Mesure-t-on l’importance de cette parole de résurrection ? Dans mon cas, ce fut un séisme intérieur au creux de la banalité la plus pure. En langeant Petit Printemps, mon intériorité s’est soudainement écroulée, un fracas muet et sans poussière. Une façade de verre intérieure qui ne reflétait que la réalité à laquelle, je me dés-âmais (du québécisme « désâmer », à s’en arracher l’âme) pour m’y conformer a brutalement éclaté. Éclats scintillants en regardant ce bébé nu, grouillant d’une joie si habitée, d’une fragilité si puissante qu’elle en était presqu’aveuglante. Dans cette nudité limpide et naissante, il y avait bébé mais il y avait un surplus de vie et d’innocence en lui, une altérité indéniable et il y avait de mon être. En contemplant la vie nouvelle, son teint rosé et la profondeur du printemps dans ses yeux, la trinité m’a été ainsi révélée. Ce bébé était par moi, avec moi et en moi; sa part de Dieu était par nous, avec nous et en nous, charriant toute l’humanité qui a tissé la trame de notre histoire. Et le Christ est la navette de cette trame, son esprit va et vient pour nous filier dans cette courtepointe de sainteté, de génie, de prophétisme, d’admiration et d’émerveillement même celui auprès d’un enfant. Chaque fois et de façon unique dans l’histoire de l’humanité, mon Je est pluriel. Pour emprunter la jolie formule de Zundel, Je est un autre. Un autre comme moi-même, tissé dans la lignée des Je qui l’ont enfanté, dans le Je de Dieu qui l’engendre au sein une co-naissance entre soi et lui et dans ce moi, chemin de co-création avec les Je des autres d’où transparaît le visage de Dieu à chaque parole.

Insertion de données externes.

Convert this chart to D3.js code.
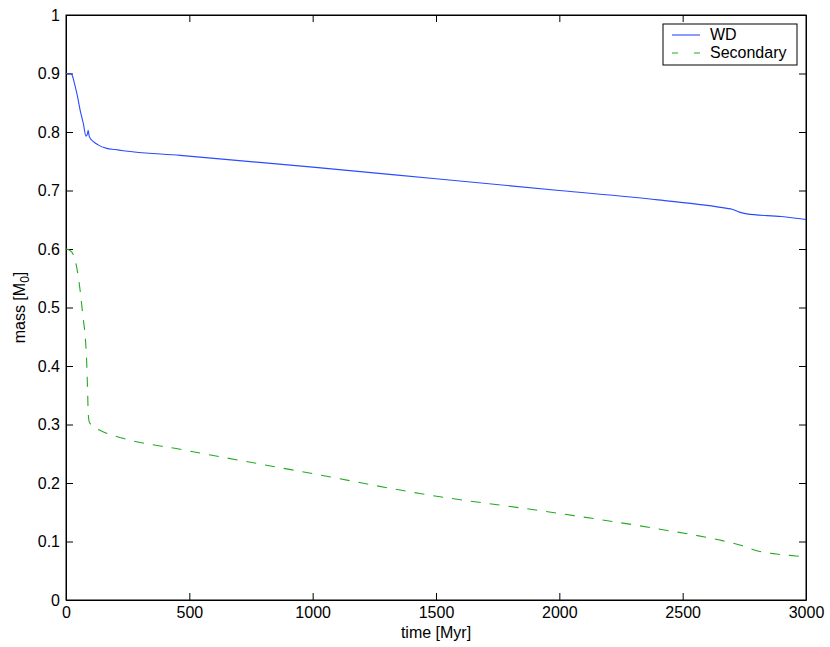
<!DOCTYPE html>
<html>
<head>
<meta charset="utf-8">
<script src="https://cdn.jsdelivr.net/npm/d3@7"></script>
<style>
  body { margin: 0; background: #fff; }
  text { font-family: "Liberation Sans", Arial, Helvetica, sans-serif; }
</style>
</head>
<body>
<div id="chart"></div>
<script>
// data
var wdTime = [0, 20, 25, 36, 47, 57, 70, 81, 87, 90, 94, 97, 110, 130, 165, 200, 232, 463, 1000, 1500, 2000, 2400, 2680, 2700, 2730, 2760, 2900, 3000];
var wdMass = [0.9, 0.9, 0.897, 0.88, 0.86, 0.838, 0.815, 0.793, 0.797, 0.803, 0.793, 0.790, 0.784, 0.778, 0.772, 0.770, 0.768, 0.760, 0.740, 0.720, 0.700, 0.684, 0.6695, 0.668, 0.663, 0.660, 0.6555, 0.6505];

var secTime = [0, 15, 30, 45, 57, 70, 78, 84, 88, 90, 94, 104, 138, 231, 463, 1000, 1435, 2000, 2408, 2660, 2740, 2800, 2880, 2960, 3000];
var secMass = [0.6, 0.598, 0.59, 0.565, 0.53, 0.48, 0.45, 0.405, 0.35, 0.32, 0.305, 0.299, 0.29, 0.2765, 0.2576, 0.216, 0.182, 0.148, 0.121, 0.1015, 0.093, 0.0843, 0.0786, 0.0752, 0.0735];

var xTicks = [0, 500, 1000, 1500, 2000, 2500, 3000];
var yTicks = [0, 0.1, 0.2, 0.3, 0.4, 0.5, 0.6, 0.7, 0.8, 0.9, 1];
var seriesNames = ["WD", "Secondary"];

var margin = {top: 15, right: 24, bottom: 47, left: 66},
    width = 830 - margin.left - margin.right,
    height = 647 - margin.top - margin.bottom;

var svg = d3.select("#chart")
  .append("svg")
  .attr("width", 830)
  .attr("height", 647)
  .append("g")
  .attr("transform", "translate(" + margin.left + "," + margin.top + ")");

var x = d3.scaleLinear().domain([0, 3000]).range([0, width]);
var y = d3.scaleLinear().domain([0, 1]).range([height, 0]);

// axes, matlab style: ticks inside on all four sides
var tickLen = 7;
svg.append("g")
  .attr("transform", "translate(0," + height + ")")
  .call(d3.axisBottom(x).tickValues(xTicks).tickFormat(d3.format("d")).tickSizeInner(-tickLen).tickSizeOuter(0).tickPadding(7));
svg.append("g")
  .call(d3.axisLeft(y).tickValues(yTicks).tickFormat(d3.format("")).tickSizeInner(-tickLen).tickSizeOuter(0).tickPadding(6));
svg.append("g")
  .call(d3.axisTop(x).tickValues(xTicks).tickSizeInner(-tickLen).tickSizeOuter(0).tickFormat(""));
svg.append("g")
  .attr("transform", "translate(" + width + ",0)")
  .call(d3.axisRight(y).tickValues(yTicks).tickSizeInner(-tickLen).tickSizeOuter(0).tickFormat(""));

svg.selectAll(".domain").attr("stroke", "#000").attr("stroke-width", 1);
svg.selectAll(".tick line").attr("stroke", "#000");
svg.selectAll(".tick text")
  .style("font-size", "16px")
  .attr("fill", "#000");

svg.append("rect")
  .attr("width", width)
  .attr("height", height)
  .attr("fill", "none")
  .attr("stroke", "#000");

// axis labels
svg.append("text")
  .attr("x", width / 2)
  .attr("y", height + 38)
  .attr("text-anchor", "middle")
  .style("font-size", "16px")
  .text("time [Myr]");

var yl = svg.append("text")
  .attr("transform", "translate(-41," + (height / 2) + ") rotate(-90)")
  .attr("text-anchor", "middle")
  .style("font-size", "16px");
yl.append("tspan").text("mass [M");
yl.append("tspan").attr("dy", 4).style("font-size", "12px").text("0");
yl.append("tspan").attr("dy", -4).text("]");

// lines
var line = d3.line()
  .x(function(d) { return x(d[0]); })
  .y(function(d) { return y(d[1]); })
  .curve(d3.curveMonotoneX);

var wdData = wdTime.map(function(t, i) { return [t, wdMass[i]]; });
var secData = secTime.map(function(t, i) { return [t, secMass[i]]; });

var colors = ["#2a4bff", "#22aa22"];

svg.append("path")
  .datum(wdData)
  .attr("fill", "none")
  .attr("stroke", colors[0])
  .attr("stroke-width", 1.1)
  .attr("d", line);

svg.append("path")
  .datum(secData)
  .attr("fill", "none")
  .attr("stroke", colors[1])
  .attr("stroke-width", 1.1)
  .attr("stroke-dasharray", "10,9")
  .attr("d", line);

// legend
var lg = svg.append("g").attr("transform", "translate(" + (width - 143) + ",9)");
lg.append("rect")
  .attr("width", 134)
  .attr("height", 41)
  .attr("fill", "#fff")
  .attr("stroke", "#000");
seriesNames.forEach(function(name, i) {
  var yy = 11 + i * 18;
  lg.append("line")
    .attr("x1", 9).attr("x2", 37)
    .attr("y1", yy).attr("y2", yy)
    .attr("stroke", colors[i])
    .attr("stroke-width", 1.1)
    .attr("stroke-dasharray", i === 1 ? "6,16" : null);
  lg.append("text")
    .attr("x", 47)
    .attr("y", yy + 5)
    .style("font-size", "16px")
    .text(name);
});
</script>
</body>
</html>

C’est parce qu’il y a un autre marqué du sceau divin en soi que nous sommes libres, et non pas repliés sur nous, emprisonnés en nos relations. Si Dieu est don et amour, il y a donc de l’autre aussi en Dieu, Dieu est unique, trinitaire et non plus solitaire. Cette conscience d’un Dieu trinité qui nous libère d’un Dieu solitaire est émouvante et bouleversante. Dieu n’a de prise sur moi qu’en se communiquant, qu’en se donnant par moi, avec moi et en moi. Mon Je barricadé et subi devient un Je suis libéré dans son regard pur vers l’autre pour qu’il se communique, pour qu’il vive. Ce regard, c’est celui du Christ. Et je ne peux accueillir cette vie dans l’esprit, autre et libératrice, je ne peux la saisir qu’en la donnant, qu’en tournant mon regard vers le visage de l’autre.
Zundel traduira magnifiquement cette divine communication appelée l’amour : « Dieu est une communion, une respiration d’amour, un dépouillement, une enfance éternelle, une naissance inépuisable, une nouveauté qui jaillit sans cesse, enfin une pauvreté indépassable comme François l’a si bien deviné » et j’ajouterai comme Petit Printemps, l’a si bien signifié. En cette trinité qui fonde la liberté de mon identité et qui libère Dieu de son carcan, il y a le parfum du printemps qui s’entête et les gazouillis d’un bébé naissant qui met le cœur en fête.